A recent study explores the trends and challenges facing CIOs—including hiring IT talent.


The role of the Chief Information Officer (CIO) is rapidly changing. Responsible for forecasting and acquiring talent to carry out technical objectives, the CIO also carries overall responsibility for the build-out, maintenance, protection, and function of IT within a company. A recent long-term survey illustrates the changes CIOs must deal with in 2016 and beyond.


The CIO landscape at a glance


In its 18th year, the Harvey Nash/KPMG survey collects input from more than 3,000 domestic and global CIOs and tech managers to highlight recruiting, digital, and other focus areas. Some key findings of the survey include:


  • Recruiting and retention continue to concern: Despite fluctuating job demand, the effort to recruit niche IT personnel remains rigorous. The lack of available talent continues to sideline growth efforts for 65 percent of respondents. More than 40 percent of those responding hope to grow the size of their teams in the coming year—making the talent crunch more intense. With a highly competitive hiring environment, almost 90 percent of CIOs report they are concerned about their ability to retain needed talent. For small organizations, an established company culture appears to provide a competitive edge when hiring for talent and tenure.


  • Gender balance is improving—slowly: Female senior IT personnel increased from six to nine percent in the last year.


  • Innovation is driving technology: More than 30 percent of those responding state they are moving into the Cloud, while 45 percent report budget boosts for IT spending.


  • Outsourcing may be a response to the talent war: Approximately 50 percent of responding CIOs report future plans to increase budget spend on outsourcing. This is a significant jump from 2015 when only nine percent of tech leaders put contract help on their future wish list.
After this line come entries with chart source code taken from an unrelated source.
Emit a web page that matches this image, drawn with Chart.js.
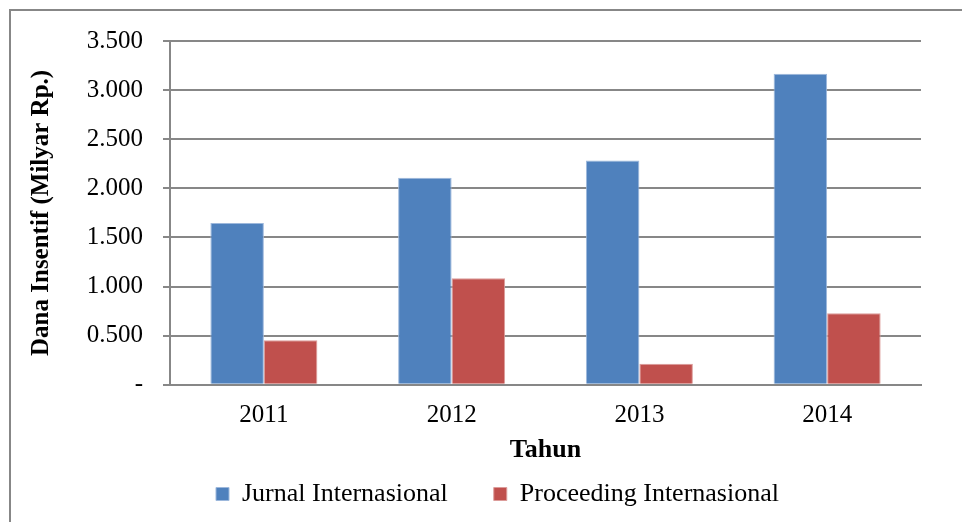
<!DOCTYPE html>
<html>
<head>
<meta charset="utf-8">
<script src="https://cdn.jsdelivr.net/npm/chart.js@4/dist/chart.umd.min.js"></script>
<style>
  html, body { margin: 0; padding: 0; background: #fff; }
  .chart-container { width: 962px; height: 522px; position: relative; }
</style>
</head>
<body>
<div class="chart-container">
  <canvas id="barChart"></canvas>
</div>
<script>
const years = ['2011', '2012', '2013', '2014'];
const jurnal = [1.646, 2.109, 2.283, 3.166];
const proceeding = [0.453, 1.084, 0.215, 0.729];
const seriesNames = ['Jurnal Internasional', 'Proceeding Internasional'];

const serif = "'Liberation Serif', 'DejaVu Serif', serif";
const gridGray = '#878787';

// frame on the left and top, like the cropped Excel chart border
const framePlugin = {
  id: 'frame',
  beforeDraw(chart) {
    const ctx = chart.ctx;
    ctx.save();
    ctx.strokeStyle = gridGray;
    ctx.lineWidth = 2;
    ctx.beginPath();
    ctx.moveTo(10, chart.height);
    ctx.lineTo(10, 10);
    ctx.lineTo(chart.width, 10);
    ctx.stroke();
    ctx.restore();
  }
};

new Chart(document.getElementById('barChart'), {
  type: 'bar',
  data: {
    labels: years,
    datasets: [
      {
        label: seriesNames[0],
        data: jurnal,
        backgroundColor: '#4F81BD',
        borderColor: '#9DB8DC',
        borderWidth: 1,
        categoryPercentage: 0.57,
        barPercentage: 1.0,
      },
      {
        label: seriesNames[1],
        data: proceeding,
        backgroundColor: '#C0504D',
        borderColor: '#DC9C9A',
        borderWidth: 1,
        categoryPercentage: 0.57,
        barPercentage: 1.0,
      },
    ],
  },
  options: {
    responsive: true,
    maintainAspectRatio: false,
    animation: false,
    layout: {
      padding: { left: 12, right: 41, top: 41, bottom: 5 },
    },
    scales: {
      x: {
        grid: { display: false, drawTicks: false },
        border: { display: true, color: gridGray, width: 2 },
        ticks: { color: '#000', font: { family: serif, size: 25 }, padding: 16 },
        title: {
          display: true,
          text: 'Tahun',
          color: '#000',
          font: { family: serif, size: 26, weight: 'bold' },
          padding: { top: -12, bottom: -31 },
        },
      },
      y: {
        min: 0,
        max: 3.5,
        afterFit: (scale) => { scale.width = 170 - 12; },
        grid: { color: gridGray, lineWidth: 2, tickLength: 7 },
        border: { display: true, color: gridGray, width: 2 },
        ticks: {
          stepSize: 0.5,
          color: '#000',
          font: { family: serif, size: 25 },
          padding: 20,
          callback: (v) => (v === 0 ? '-' : v.toFixed(3)),
        },
        title: {
          display: true,
          text: 'Dana Insentif (Milyar Rp.)',
          color: '#000',
          font: { family: serif, size: 25, weight: 'bold' },
          padding: { top: 15, bottom: 0 },
        },
      },
    },
    plugins: {
      legend: {
        position: 'bottom',
        align: 'start',
        fullSize: false,
        labels: {
          color: '#000',
          font: { family: serif, size: 26 },
          boxWidth: 13,
          boxHeight: 13,
          padding: 46,
        },
      },
      tooltip: { enabled: false },
    },
  },
  plugins: [framePlugin],
});
</script>
</body>
</html>
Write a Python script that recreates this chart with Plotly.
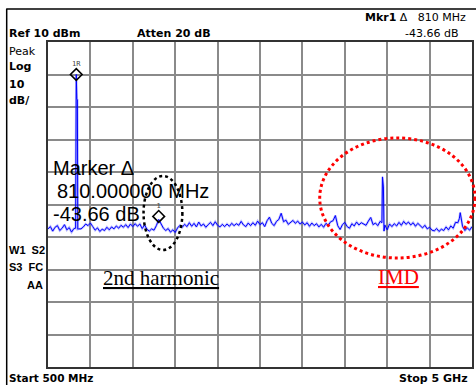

  • Threat of cyber attack being taken more seriously: Data theft and network intrusion seriously damages brand reputation and can leave a company open to liability. Cyber crime is a far-reaching enterprise and 28 percent of survey participants state they have responded to a major IT attack or event in the past two years. In 2014, 29 percent of tech responders noted they were very confident of their cyber protections. Today, that number has dropped to 22 percent.


  • Digital continues to disrupt: The disruption of the digital age may be calming slightly. About 27 percent of CIOs report disruption is confined to new techniques in product or service delivery, while 23 percent name customer engagement as the remaining sphere of digital instability. Up from 27 percent in 2015, 35 percent of survey participants report an enterprise-wide digital strategy in place. For one in five companies, this means installation of a Chief Digital Officer (CDO).


Five recruiting challenges faced by CIOs


In addition to an IT skill squeeze, the survey notes the following points:


  1. By the numbers: The highest in-demand IT skills include analytics, project management, business analysis, and development.
  2. Times are tight: The current talent shortage is the tightest reported since approximately 2008.
  3. Team building: Despite the desire to grow team size, talent shortages will likely derail plans in the next year.
  4. Culture club: Companies with robust company culture and perks are better able to attract and retain talent. Industries most likely to take advantage of culture to build their workforce include the tech, professional services, broadcast media, advertising, and pharmaceutical sectors.
  5. Contingent workers: Smaller companies use more contract workers than larger businesses.


Continuing economic and political instability, paired with fast-driving technological innovation means tech leaders and hiring managers must adopt competitive hiring practices. Strategies for managing engaged, forward business movement include developing smaller, cohesive teams; hiring for cross-capabilities; and outsourcing team building to an experienced IT recruiter.